La guerra tiene su propio lenguaje. Símbolos que marcan la tierra y conceden el poder al visitante. No sólo se trata de cargar y disparar, no sólo se colocan minas y se desactivan, se bombardea y se hace volar, no sólo se trata de lanzarse al ataque, sino también de adueñarse de algo, de alguien, de casi todo. A menudo no se piensa en todo eso. Las paredes que antes eran del pueblo pasaron a ser los cuadros de la violencia: “Toribío, territorio del Frente Sexto de las Farc”, “Toribío, Eln 52 años”. Aparecieron en esos muros caras pintadas que los dueños de la tierra no reconocían, rostros de los abanderados de una lucha que los nasas –comunidad indígena que se asienta allí– no entendían. No entendían porque ellos conocen la vida fuera del mundo terrible y enigmático de la guerra. (Vea también Los murales de Toribío, una muestra de resistencia)
“Teníamos que resistir. No sabemos pelear con armas, no sabemos usar una pistola. Teníamos que aguantar. Esa tierra que pisaban los uniformados no era de ellos, esas paredes que rayaban, tampoco.
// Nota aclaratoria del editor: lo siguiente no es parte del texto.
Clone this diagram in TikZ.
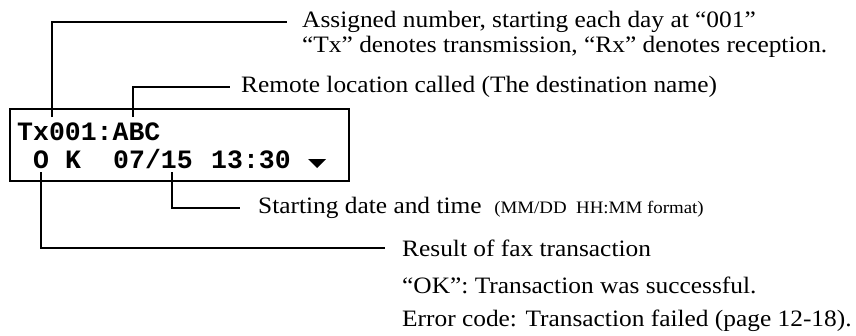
\documentclass[tikz,border=0pt]{standalone}
\usepackage{fontspec}
\setmainfont{Liberation Serif}[FakeStretch=1.08]
\setmonofont{Liberation Mono}
\usetikzlibrary{positioning}
\tikzset{
  lcdbox/.style={draw, line width=2.4pt, inner sep=0pt},
  lcdtext/.style={font=\fontsize{26.5}{26}\selectfont\ttfamily\bfseries, inner sep=0pt, anchor=base west},
  note/.style={font=\fontsize{23.5}{24}\selectfont, anchor=west, inner xsep=0pt, inner ysep=1pt},
  leader/.style={line width=1.8pt},
}
\newcommand{\fmtsmall}{\fontsize{17.5}{16}\selectfont}

\begin{document}
\begin{tikzpicture}[x=1pt,y=-1pt]
  \useasboundingbox (0,0) rectangle (856,335);

  % LCD display
  \node[lcdbox, minimum width=339pt, minimum height=72pt, anchor=north west] (lcd) at (9,108) {};
  \node[lcdtext] (txno) at (17,140) {Tx001:ABC};
  \node[lcdtext] (okO) at (33,168) {O};
  \node[lcdtext] (okK) at (65,168) {K};
  \node[lcdtext] (date) at (113,168) {07/15};
  \node[lcdtext] (time) at (211,168) {13:30};
  \fill (308,159) -- (326,159) -- (317,168) -- cycle;

  % leader feet
  \coordinate (numfoot) at (52,117);
  \coordinate (namefoot) at (133,117);
  \coordinate (datefoot) at (172,172);
  \coordinate (resfoot) at (41,172);

  % notes
  \node[note] (assigned) at (302,22) {Assigned number, starting each day at “001”};
  \node[note] (txrx) at (302,47) {“Tx” denotes transmission, “Rx” denotes reception.};
  \node[note] (remote) at (241,87) {Remote location called (The destination name)};
  \node[note] (start) at (258,208) {Starting date and time\ \ {\fmtsmall(MM/DD\ \ HH:MM format)}};
  \node[note] (result) at (402,248) {Result of fax transaction};
  \node[note] (okcode) at (402,285) {“OK”: Transaction was successful.};
  \node[note] (errcode) at (402,321) {Error code: Transaction failed (page 12-18).};

  \draw[leader] (numfoot) |- ([xshift=-15pt]assigned.west);
  \draw[leader] (namefoot) |- ([xshift=-11pt]remote.west);
  \draw[leader] (datefoot) |- ([xshift=-18pt]start.west);
  \draw[leader] (resfoot) |- ([xshift=-17pt]result.west);

\end{tikzpicture}
\end{document}
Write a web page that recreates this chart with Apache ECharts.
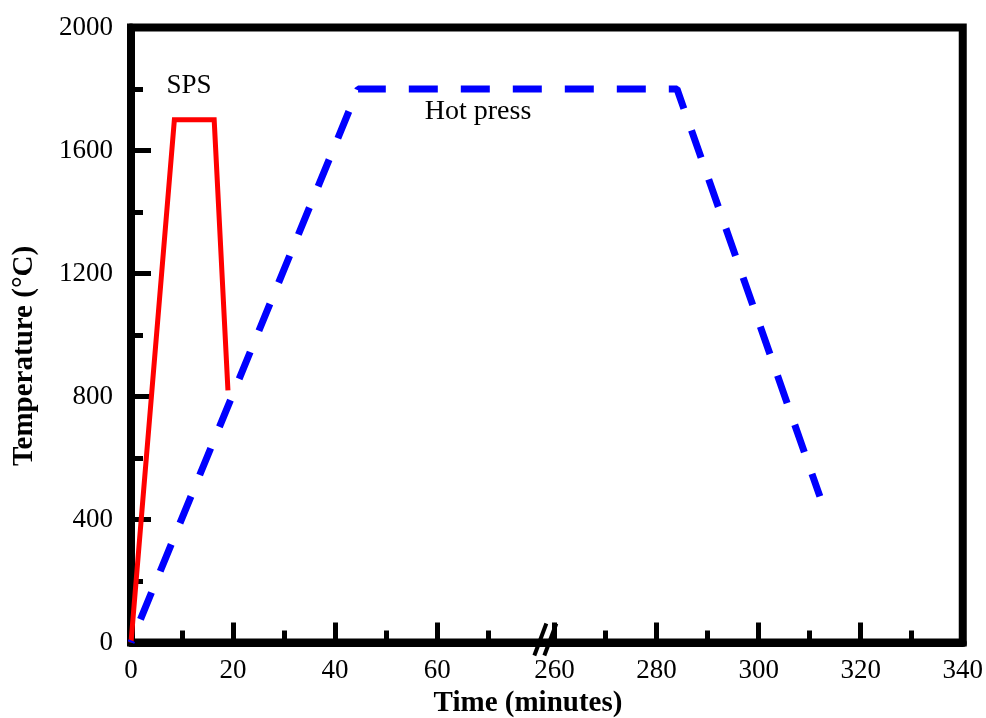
<!DOCTYPE html>
<html>
<head>
<meta charset="utf-8">
<script src="https://cdn.jsdelivr.net/npm/echarts@6/dist/echarts.min.js"></script>
<style>
html,body{margin:0;padding:0;background:#fff;}
#chart{width:986px;height:718px;}
</style>
</head>
<body>
<div id="chart"></div>
<script>
// ---- data (minutes / °C) ----
const spsTime = [0, 8.5, 16.3, 19];
const spsTemp = [0, 1700, 1700, 820];
const hpTime = [0, 44.5, 284, 312];
const hpTemp = [0, 1800, 1800, 475];
const xMajorTicks = [0, 20, 40, 60, 260, 280, 300, 320, 340];
const xMinorTicks = [10, 30, 50, 70, 270, 290, 310, 330];
const yTicks = [0, 400, 800, 1200, 1600, 2000];
const seriesNames = ['SPS', 'Hot press'];

// broken x axis: 80..260 collapsed to a small gap
const BREAK_LO = 80, BREAK_HI = 260, GAP = 3;
function toAxis(m) { return m <= BREAK_LO ? m : m - BREAK_HI + BREAK_LO + GAP; }
function fromAxis(t) { return t <= BREAK_LO ? t : t + BREAK_HI - BREAK_LO - GAP; }

const FONT = '"Liberation Serif", "Times New Roman", serif';
const chart = echarts.init(document.getElementById('chart'), null, {renderer: 'canvas'});

const xMin = toAxis(xMajorTicks[0]);
const xMax = toAxis(xMajorTicks[xMajorTicks.length - 1]);

const option = {
  animation: false,
  backgroundColor: '#fff',
  grid: {left: 131, right: 23, top: 27.5, bottom: 75.5, show: true, borderColor: '#000', borderWidth: 8, containLabel: false},
  xAxis: [{
    type: 'value', min: xMin, max: xMax, position: 'bottom',
    axisLine: {show: true, onZero: false, lineStyle: {color: '#000', width: 8}},
    axisTick: {show: true, inside: true, length: 20, customValues: xMajorTicks.map(toAxis), lineStyle: {color: '#000', width: 5}},
    axisLabel: {customValues: xMajorTicks.map(toAxis), formatter: v => String(Math.round(fromAxis(v))), margin: 15,
      fontFamily: FONT, fontSize: 27, color: '#000'},
    splitLine: {show: false}
  }, {
    type: 'value', min: xMin, max: xMax, position: 'bottom',
    axisLine: {show: false, onZero: false},
    axisTick: {show: true, inside: true, length: 12, customValues: xMinorTicks.map(toAxis), lineStyle: {color: '#000', width: 5}},
    axisLabel: {show: false},
    splitLine: {show: false}
  }],
  yAxis: [{
    type: 'value', min: yTicks[0], max: yTicks[yTicks.length - 1], interval: yTicks[1] - yTicks[0],
    axisLine: {show: true, onZero: false, lineStyle: {color: '#000', width: 8}},
    axisTick: {show: true, inside: true, length: 20, lineStyle: {color: '#000', width: 5}},
    minorTick: {show: true, splitNumber: 2, length: 12, lineStyle: {color: '#000', width: 5}},
    axisLabel: {margin: 18, fontFamily: FONT, fontSize: 27, color: '#000', formatter: v => String(v)},
    splitLine: {show: false}, minorSplitLine: {show: false}
  }],
  series: [{
    name: seriesNames[0], type: 'line', xAxisIndex: 0, yAxisIndex: 0, symbol: 'none',
    data: spsTime.map((t, i) => [toAxis(t), spsTemp[i]]),
    lineStyle: {color: '#ff0000', width: 5, join: 'miter'}
  }, {
    name: seriesNames[1], type: 'line', xAxisIndex: 0, yAxisIndex: 0, symbol: 'none',
    data: hpTime.map((t, i) => [toAxis(t), hpTemp[i]]),
    lineStyle: {color: '#0000ff', width: 7, type: [29, 23], dashOffset: 27, cap: 'butt'}
  }]
};
chart.setOption(option);

// decorations: axis titles, annotations, axis-break mark
const bx = chart.convertToPixel({xAxisIndex: 0}, (BREAK_LO + toAxis(BREAK_HI)) / 2 - 0.3);
const by = chart.convertToPixel({yAxisIndex: 0}, 0);
function slash(cx) {
  return {type: 'line', shape: {x1: cx - 6, y1: by + 13, x2: cx + 6, y2: by - 19},
    style: {stroke: '#000', lineWidth: 4}, z: 100};
}
chart.setOption({
  graphic: [
    slash(bx - 5), slash(bx + 5),
    {type: 'text', x: 528, y: 704, style: {text: 'Time (minutes)', fontFamily: FONT, fontSize: 29, fontWeight: 'bold', fill: '#000', align: 'center', verticalAlign: 'middle'}},
    {type: 'text', x: 25, y: 356, rotation: Math.PI / 2, style: {text: 'Temperature (°C)', fontFamily: FONT, fontSize: 29, fontWeight: 'bold', fill: '#000', align: 'center', verticalAlign: 'middle'}},
    {type: 'text', x: 189, y: 86, style: {text: seriesNames[0], fontFamily: FONT, fontSize: 27, fill: '#000', align: 'center', verticalAlign: 'middle'}},
    {type: 'text', x: 478, y: 112, style: {text: seriesNames[1], fontFamily: FONT, fontSize: 28, fill: '#000', align: 'center', verticalAlign: 'middle'}}
  ]
});
</script>
</body>
</html>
Ese territorio con su árboles y sus flores es nuestro desde antes de que ellos nacieran, desde antes de que cualquier humano naciera. Uma y Tay lo prepararon para mi pueblo, para los nasas”, cuenta Álvaro Mestizo, coordinador de cultura de la Alcaldía de Toribío, Cauca.
La muerte ha rondado a ese municipio desde hace más de treinta años, cuando la guerrilla de las Farc lo convirtió en uno de sus lugares de permanencia. Luego, como pasó en la mayoría de pueblos en Colombia, llegaron los paramilitares: fuerza venenosa y letal que acabó con todo.
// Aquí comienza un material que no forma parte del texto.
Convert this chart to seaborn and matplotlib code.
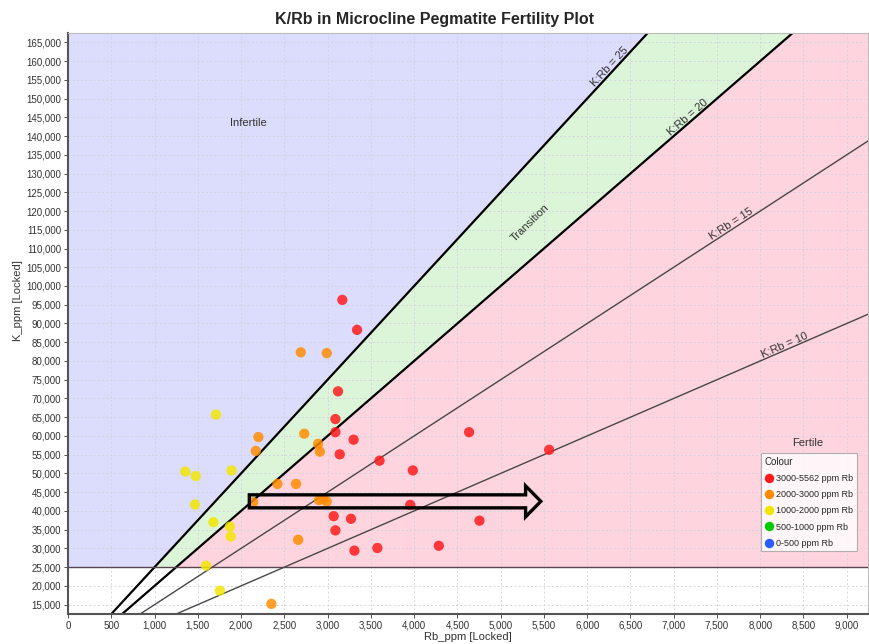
import numpy as np
import pandas as pd
import matplotlib
matplotlib.use("Agg")
import matplotlib.pyplot as plt
import seaborn as sns
from matplotlib.lines import Line2D
from matplotlib.patches import FancyArrow
from matplotlib.ticker import FuncFormatter, MultipleLocator

# sample data
rb_ppm = [3170, 3340, 2690, 2990, 3120, 3090, 1710, 2200, 2730, 3090,
          3300, 2170, 2890, 2910, 3140, 3600, 1355, 1475, 1890, 2420,
          2635, 1467, 2140, 2900, 2990, 2950, 1680, 1870, 1880, 3070,
          3270, 3090, 2660, 3310, 3575, 1595, 1755, 2350, 4635, 5560,
          3985, 3955, 4755, 4285]
k_ppm = [96300, 88300, 82300, 82100, 71900, 64500, 65700, 59700, 60600, 61000,
         59000, 56000, 57900, 55800, 55100, 53400, 50500, 49300, 50800, 47200,
         47200, 41700, 42300, 42900, 42500, 43300, 37000, 35800, 33150, 38600,
         37900, 34800, 32300, 29400, 30100, 25400, 18700, 15200, 61000, 56300,
         50800, 41600, 37400, 30700]

ratios = [25, 20, 15, 10]
k_cutoff = 25000
legend_labels = ["3000-5562 ppm Rb", "2000-3000 ppm Rb", "1000-2000 ppm Rb",
                 "500-1000 ppm Rb", "0-500 ppm Rb"]
legend_colors = ["#ff1a1a", "#ff8c00", "#f2e600", "#00cc00", "#2a5cff"]
bins = [0, 500, 1000, 2000, 3000, 5562]

df = pd.DataFrame({"Rb": rb_ppm, "K": k_ppm})
df["group"] = pd.cut(df["Rb"], bins=bins, labels=legend_labels[::-1])

XMAX, YMIN, YMAX = 9250, 12500, 167500

sns.set_theme(style="ticks")
plt.rcParams["font.family"] = ["Liberation Sans", "DejaVu Sans"]

fig = plt.figure(figsize=(8.69, 6.44), dpi=100)
ax = fig.add_axes([0.0783, 0.0466, 0.921, 0.9022])
ax.set_xlim(0, XMAX)
ax.set_ylim(YMIN, YMAX)

# background fields
xs = np.linspace(0, XMAX, 500)
line25 = np.clip(np.maximum(25 * xs, k_cutoff), None, YMAX)
line20 = np.clip(np.maximum(20 * xs, k_cutoff), None, YMAX)
ax.fill_between(xs, line25, YMAX, color="#dcdcfd", lw=0, zorder=0)
ax.fill_between(xs, line20, line25, color="#dcf5d9", lw=0, zorder=0)
ax.fill_between(xs, k_cutoff, line20, color="#fed5de", lw=0, zorder=0)

ax.grid(True, color="#d2d2de", linestyle=(0, (2.5, 2.5)), lw=0.6)
ax.set_axisbelow(True)

# K/Rb lines
for r in ratios:
    bold = r >= 20
    ax.plot(xs, r * xs, color="black" if bold else "#474747",
            lw=1.6 if bold else 1.0, zorder=2)
ax.axhline(k_cutoff, color="#5a4650", lw=1.0, zorder=2)

label_x = {25: 6300, 20: 7200, 15: 7700, 10: 8300}
for r in ratios:
    x0 = label_x[r]
    ax.text(x0, r * x0, f"K:Rb = {r}", rotation=np.degrees(np.arctan(r)),
            transform_rotates_text=True, rotation_mode="anchor",
            ha="center", va="bottom", fontsize=8, color="#333333", zorder=3)

ax.text(2080, 143400, "Infertile", ha="center", va="center", fontsize=8, color="#333333")
ax.text(5337, 116960, "Transition", ha="center", va="center", fontsize=8, color="#333333",
        rotation=np.degrees(np.arctan(22.5)), transform_rotates_text=True,
        rotation_mode="anchor")
ax.text(8549, 58240, "Fertile", ha="center", va="center", fontsize=8, color="#333333")

palette = dict(zip(legend_labels, legend_colors))
sns.scatterplot(data=df, x="Rb", y="K", hue="group", palette=palette, s=55,
                edgecolor="none", alpha=0.84, legend=False, ax=ax, zorder=4)

# hollow arrow annotation
arrow_x, arrow_y, arrow_len = 2095, 42550, 3369
ax.add_patch(FancyArrow(arrow_x, arrow_y, arrow_len, 0, width=3470, head_width=8270,
                        head_length=176, length_includes_head=True,
                        facecolor="none", edgecolor="black", lw=2.4, zorder=5))

handles = [Line2D([], [], marker="o", ls="", markersize=6.8, markerfacecolor=c,
                  markeredgecolor="none") for c in legend_colors]
leg = ax.legend(handles, legend_labels, title="Colour", loc="upper left",
                bbox_to_anchor=(0.866, 0.277), fontsize=6.5, title_fontsize=7,
                frameon=True, fancybox=False, handletextpad=0.3, borderpad=0.4,
                labelspacing=0.8, handlelength=1.0, borderaxespad=0)
leg.get_frame().set_edgecolor("#a0a0a0")
leg.get_frame().set_linewidth(0.8)
leg._legend_box.align = "left"

ax.xaxis.set_major_locator(MultipleLocator(500))
ax.set_yticks(np.arange(15000, 165001, 5000))
fmt = FuncFormatter(lambda v, p: f"{int(v):,}")
ax.xaxis.set_major_formatter(fmt)
ax.yaxis.set_major_formatter(fmt)
ax.tick_params(labelsize=7, colors="#333333", length=3, width=0.6, pad=2)

for side in ["left", "bottom"]:
    ax.spines[side].set_color("#555555")
    ax.spines[side].set_linewidth(1.5)
for side in ["top", "right"]:
    ax.spines[side].set_color("#bbbbbb")
    ax.spines[side].set_linewidth(0.8)

ax.set_xlabel("Rb_ppm [Locked]", fontsize=8, color="#333333", labelpad=1)
ax.set_ylabel("K_ppm [Locked]", fontsize=8, color="#333333")
ax.yaxis.set_label_coords(-0.056, 0.54)
fig.suptitle("K/Rb in Microcline Pegmatite Fertility Plot", fontsize=11.5,
             fontweight="bold", y=0.982)

fig.savefig("out.png", dpi=100)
“Todos tenían armas. Después de mucho tiempo no sabíamos quién era quién: para nosotros todos eran malos”, asegura Mestizo. Los indígenas, sin embargo, son una especie de hombre que nosotros no entendemos. Un pueblo que abraza la tierra y resiste. Hablaron con sus dioses: Uma (hembra) Tay (macho); con sus ancestros: Kiwe (Tierra) Sek (Sol) y con sus padres: el agua y las estrellas, y les dijeron, todos ellos, todos juntos, que había que recuperar el territorio. Que las montañas y las casas les pertenecían a ellos, no a la guerra. Entonces los nasas pintaron.
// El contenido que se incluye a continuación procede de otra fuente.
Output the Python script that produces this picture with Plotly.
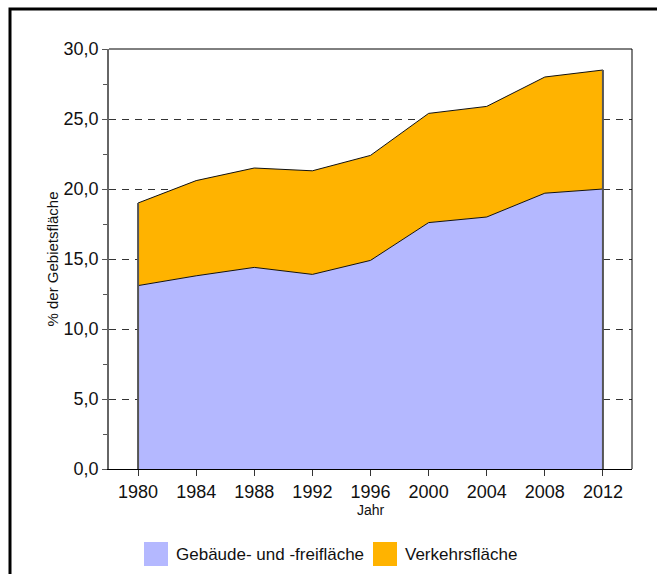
import plotly.graph_objects as go

years = [1980, 1984, 1988, 1992, 1996, 2000, 2004, 2008, 2012]
gebaeude = [13.1, 13.8, 14.4, 13.9, 14.9, 17.6, 18.0, 19.7, 20.0]
verkehr = [5.9, 6.8, 7.1, 7.4, 7.5, 7.8, 7.9, 8.3, 8.5]
y_ticks = [0, 5, 10, 15, 20, 25, 30]
series_names = ["Gebäude- und -freifläche", "Verkehrsfläche"]
colors = ["#B4B8FF", "#FFB300"]

total = [a + b for a, b in zip(gebaeude, verkehr)]

FONT = "Liberation Sans, Arial, sans-serif"

fig = go.Figure()
fig.add_trace(go.Scatter(x=years, y=gebaeude, name=series_names[0], stackgroup="one",
                         mode="lines", line=dict(color="#111111", width=1),
                         fillcolor=colors[0], showlegend=False))
fig.add_trace(go.Scatter(x=years, y=verkehr, name=series_names[1], stackgroup="one",
                         mode="lines", line=dict(color="#111111", width=1),
                         fillcolor=colors[1], showlegend=False))
# vertical edges of the area at first and last year
for i in (0, len(years) - 1):
    fig.add_trace(go.Scatter(x=[years[i], years[i]], y=[0, total[i]], mode="lines",
                             line=dict(color="#555555", width=2), showlegend=False,
                             hoverinfo="skip"))

L, R, T, B = 109, 632, 49, 469
W, H = 657, 574
def px(x):
    return (x - L) / (R - L)
def py(y):
    return (B - y) / (B - T)

shapes = [
    dict(type="rect", xref="paper", yref="paper", x0=px(10), x1=px(720), y0=py(700), y1=py(9),
         line=dict(color="black", width=3), layer="above"),
    dict(type="line", xref="paper", yref="paper", x0=0, x1=1, y0=1, y1=1,
         line=dict(color="black", width=1), layer="above"),
    dict(type="line", xref="paper", yref="paper", x0=1, x1=1, y0=0, y1=1,
         line=dict(color="black", width=1), layer="above"),
]
legend_pos = [(144, 174), (373, 403)]
annotations = []
for (sx, tx), name, c in zip(legend_pos, series_names, colors):
    shapes.append(dict(type="rect", xref="paper", yref="paper", x0=px(sx), x1=px(sx + 24),
                       y0=py(566), y1=py(542), fillcolor=c, line=dict(width=0)))
    annotations.append(dict(xref="paper", yref="paper", x=px(tx), y=py(554), text=name,
                            showarrow=False, xanchor="left", yanchor="middle",
                            font=dict(family=FONT, size=17, color="#111111")))

fig.update_layout(
    width=W, height=H,
    margin=dict(l=L, r=W - R, t=T, b=H - B),
    paper_bgcolor="white", plot_bgcolor="white",
    separators=",.",
    showlegend=False,
    shapes=shapes, annotations=annotations,
    xaxis=dict(range=[1978, 2014], tickvals=years, ticks="outside", ticklen=6,
               tickcolor="#333333", showline=True, linecolor="black", linewidth=1,
               showgrid=False, zeroline=False,
               tickfont=dict(family=FONT, size=18, color="#111111"),
               title=dict(text="Jahr", font=dict(family=FONT, size=14, color="#111111"), standoff=0)),
    yaxis=dict(range=[0, 30], tickvals=y_ticks, tickformat=".1f", ticks="outside", ticklen=5,
               tickcolor="#555555", showline=True, linecolor="#666666", linewidth=1.5,
               showgrid=True, gridcolor="#333333", gridwidth=1, griddash="7px,6px",
               zeroline=False,
               minor=dict(dtick=2.5, ticks="outside", ticklen=4, tickcolor="#555555", showgrid=False),
               tickfont=dict(family=FONT, size=18, color="#111111"),
               title=dict(text="% der Gebietsfläche", font=dict(family=FONT, size=15, color="#111111"), standoff=1)),
)

fig.write_html("out.html", config={"displayModeBar": False},
               post_script="document.body.style.margin='0';document.body.style.overflow='hidden';")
Las paredes del pueblo comenzaron a ser el lienzo para imaginar a esos espíritus mágicos que habitaban las calles y expulsarían a la muerte. Los murales dejaron de ser vestigios de la violencia y volvieron a ser parte del pueblo. En esa acometida les ayudó el Centro de Memoria Histórica y grafiteros de Bogotá, Medellín y otros países como México y Argentina llegaron a Toribío. No podían pintar sin que los chamanes les hicieran una armonización, sin que les mostraran a sus dioses. Después de eso el cabildo, el hospital y la escuela, las calles del municipio y las casas ya no eran edificios o pasajes, sino puertas a otro mundo. El mundo que la guerra siempre ha querido saquear.